[Date Prev][Date Next][Thread Prev][Thread Next][Date Index][Thread Index]

hash table question




SXHASH has the contract of returning the same value on things that
"print alike".  This is implicit in the definition of sxhash that says:
"(equal x y) implies (= (sxhash x) (sxhash y))".  [See CLtL p285; also
the rule-of-thumb definition of EQUAL on p80.]

In your example, you have two items which are EQ but not EQUAL  [wait, 
read the rest before you judge this a contradiction].  Since they are
not equal, you can't expect them to have the same sxhash values.

The "two items" involved are two readings of the same "memory cell" at 
different times.  Since it is "the same memory cell", the two items are 
EQ;  but since an intrusive update occured during the time between the 
the two readings, "they" are no longer equal.

I find it somewhat curious that the following dumb definition perfectly 
satisfies  CLtL's requirements for SXHASH:
    (defun sxhash (x) 5)
and this definition would give you the before/after equivalence you are 
asking about.  How SXHASH differs fundamentally from the non-Common-Lisp 
function %POINTER available in ZetaLisp (or the LOC in Interlisp) is that
it must be independent of the address of a "memory cell", if any, holding 
the object.  CLtL tries to say this with language like "incarnation" and
"core image".  But, note how well the above dumb definition of sxhash 
satisfies this independence criterion!

On the other hand, 5 really isn't a very good hashing function.  It would
give very poor distribution if it were the basis of gethash -- all entries
would be in the same collision chain -- so it seems reasonable to descend 
into structures, even updatable structures, and compute a value that is, 
by design, potentially different after the object is updated.  The value 
returned by %POINTER (and LOC) wouldn't be affected by the RPLACA in your 
example, but they have other problems: 
  (1) they don't have the "equal[x,y] ==> sxhash[x] = sxhash[y]" property 
      mentioned above, and 
  (2) they don't remain the same over a relocating gc or a generational 
      scavenge.

If your point in asking this question is to examine the semantics of
EQ-type hash tables, then I think there is general consensus that
EQ-type tables don't simply mean that the "test" is EQ (as opposed
to EQUAL), but that the collision chains are based upon the object
"address" rather than the object "contents".  EQ-testing hash tables
with collision chains built the other way are certainly conceivable,
but one wonders what value they would be.  As I surmised in a previous 
note to this community, there is an unfortunate tendency to think that 
EQ-tables are "much faster" than EQUAL-tables, and the semantically 
wrong choice of :test is often made because of a mistaken conception 
about performance.   [A typical place where EQ-type tables *are* indeed 
the correct choice is in circularity detection, or possibly in macro-
expansion caches like MACROMEMO of MacLisp and CLISPARRAY of Interlisp].

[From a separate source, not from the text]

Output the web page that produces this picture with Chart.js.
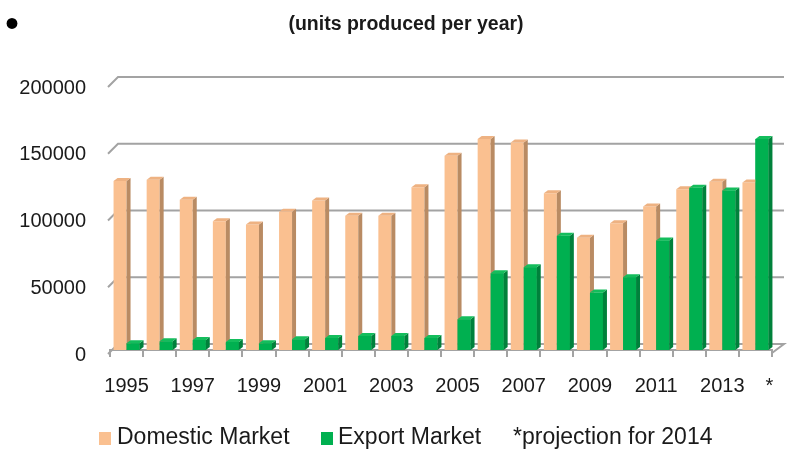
<!DOCTYPE html>
<html>
<head>
<meta charset="utf-8">
<script src="https://cdn.jsdelivr.net/npm/chart.js@4.4.1/dist/chart.umd.min.js"></script>
<style>
  body { margin: 0; background: #fff; }
  #wrap { position: relative; width: 792px; height: 450px; font-family: "Liberation Sans", Arial, sans-serif; color: #1a1a1a; }
  #wrap canvas { position: absolute; left: 0; top: 0; }
  .txt { position: absolute; white-space: nowrap; }
  .title { left: 406px; top: 14px; transform: translateX(-50%); font-size: 19.5px; font-weight: bold; line-height: 19.5px; }
  .bullet { left: 5px; top: 3px; font-size: 40px; line-height: 40px; color: #000; }
  .leg { top: 425px; font-size: 23px; line-height: 23px; }
  .box { position: absolute; top: 432px; width: 12px; height: 13px; }
</style>
</head>
<body>
<div id="wrap">
  <canvas id="chart" width="792" height="450"></canvas>
  <div class="txt bullet">•</div>
  <div class="txt title">(units produced per year)</div>
  <div class="box" style="left:99px;background:#fac090"></div>
  <div class="txt leg" style="left:117px">Domestic Market</div>
  <div class="box" style="left:321px;background:#00b050"></div>
  <div class="txt leg" style="left:338px">Export Market</div>
  <div class="txt leg" style="left:513px">*projection for 2014</div>
</div>
<script>
// years on the category axis (2014 is the projection)
const years = ['1995', '1996', '1997', '1998', '1999', '2000', '2001', '2002', '2003', '2004',
  '2005', '2006', '2007', '2008', '2009', '2010', '2011', '2012', '2013', '2014'];

// units produced per year
const domestic = [126500, 127500, 112500, 96500, 94000, 103500, 112000, 100500, 100500, 122000,
  145500, 158000, 155500, 117500, 84000, 95000, 107500, 120500, 126000, 125500];
const exportMarket = [5000, 6500, 7500, 6000, 5000, 8000, 9000, 10500, 10500, 9000,
  23000, 57500, 62000, 85500, 43000, 54500, 82000, 121500, 119500, 158000];

// labels shown under the x axis
const xTickLabels = ['1995', '', '1997', '', '1999', '', '2001', '', '2003', '',
  '2005', '', '2007', '', '2009', '', '2011', '', '2013', '*'];

const gridColor = '#a3a3a3';

// fake 3d look: back wall grid lines with the slanted left edge
const backWall = {
  id: 'backWall',
  beforeDatasetsDraw(chart) {
    const { ctx, chartArea } = chart;
    const ys = chart.scales.y;
    ctx.save();
    ctx.strokeStyle = gridColor;
    ctx.lineWidth = 2;
    ys.ticks.forEach(t => {
      const py = ys.getPixelForValue(t.value);
      ctx.beginPath();
      ctx.moveTo(chartArea.left - 2, py + 4);
      ctx.lineTo(chartArea.left + 8, py - 6);
      ctx.lineTo(chartArea.right + 12, py - 6);
      if (t.value === 0) ctx.lineTo(chartArea.right, py + 3);
      ctx.stroke();
    });
    ctx.restore();
  }
};

// side and top faces of each column
const bevel = {
  id: 'bevel',
  afterDatasetsDraw(chart) {
    const ctx = chart.ctx;
    const dom = chart.getDatasetMeta(0).data;
    const exp = chart.getDatasetMeta(1).data;
    const d = 4, h = 3;
    const faces = (bar, side, top) => {
      const { x, y, base, width } = bar.getProps(['x', 'y', 'base', 'width'], true);
      const l = x - width / 2, r = x + width / 2;
      ctx.fillStyle = side;
      ctx.beginPath();
      ctx.moveTo(r, y); ctx.lineTo(r + d, y - h); ctx.lineTo(r + d, base - h); ctx.lineTo(r, base);
      ctx.closePath(); ctx.fill();
      ctx.fillStyle = top;
      ctx.beginPath();
      ctx.moveTo(l, y); ctx.lineTo(l + d, y - h); ctx.lineTo(r + d, y - h); ctx.lineTo(r, y);
      ctx.closePath(); ctx.fill();
    };
    ctx.save();
    dom.forEach((bar, i) => {
      faces(bar, '#b98b63', '#eeb282');
      // green column sits in front of the orange side face
      exp[i].draw(ctx);
      faces(exp[i], '#00813b', '#14bd5c');
    });
    ctx.restore();
  }
};

Chart.defaults.font.family = '"Liberation Sans", Arial, sans-serif';
Chart.defaults.color = '#1a1a1a';

new Chart(document.getElementById('chart'), {
  type: 'bar',
  data: {
    labels: years,
    datasets: [
      { label: 'Domestic Market', data: domestic, backgroundColor: '#fac090' },
      { label: 'Export Market', data: exportMarket, backgroundColor: '#00b050' }
    ]
  },
  options: {
    responsive: false,
    animation: false,
    categoryPercentage: 0.785,
    barPercentage: 1.0,
    layout: { padding: { top: 83, right: 20, bottom: 0, left: 0 } },
    plugins: {
      legend: { display: false },
      tooltip: { enabled: false }
    },
    scales: {
      x: {
        grid: { drawOnChartArea: false, color: gridColor, lineWidth: 2, tickLength: 7 },
        border: { display: true, color: gridColor, width: 2 },
        ticks: {
          autoSkip: false,
          maxRotation: 0,
          minRotation: 0,
          padding: 17,
          font: { size: 20 },
          callback: (v, i) => (i === 19 ? '     ' : '') + xTickLabels[i]
        },
        afterFit: s => { s.height = 100; }
      },
      y: {
        min: 0,
        max: 200000,
        grid: { display: false },
        border: { display: false },
        ticks: {
          stepSize: 50000,
          padding: 16,
          labelOffset: 5,
          font: { size: 20 },
          callback: v => String(v)
        },
        afterFit: s => { s.width = 110; }
      }
    }
  },
  plugins: [backWall, bevel]
});
</script>
</body>
</html>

This may also explain why there hasn't been a greater interest in
opening up an independent :sxhash argument to MAKE-HASH-TABLE;  EQ-type
tables are only really useful when it is the "address" of the key
that is important (rather than its contents), so suppying some other
:sxhash argument wouldn't be as useful as the built-in %POINTER.  Also,
most people are reluctant to admit %POINTER/LOC as a primitive in the
language since it is so deeply affected by memory-management strategy.


-- JonL --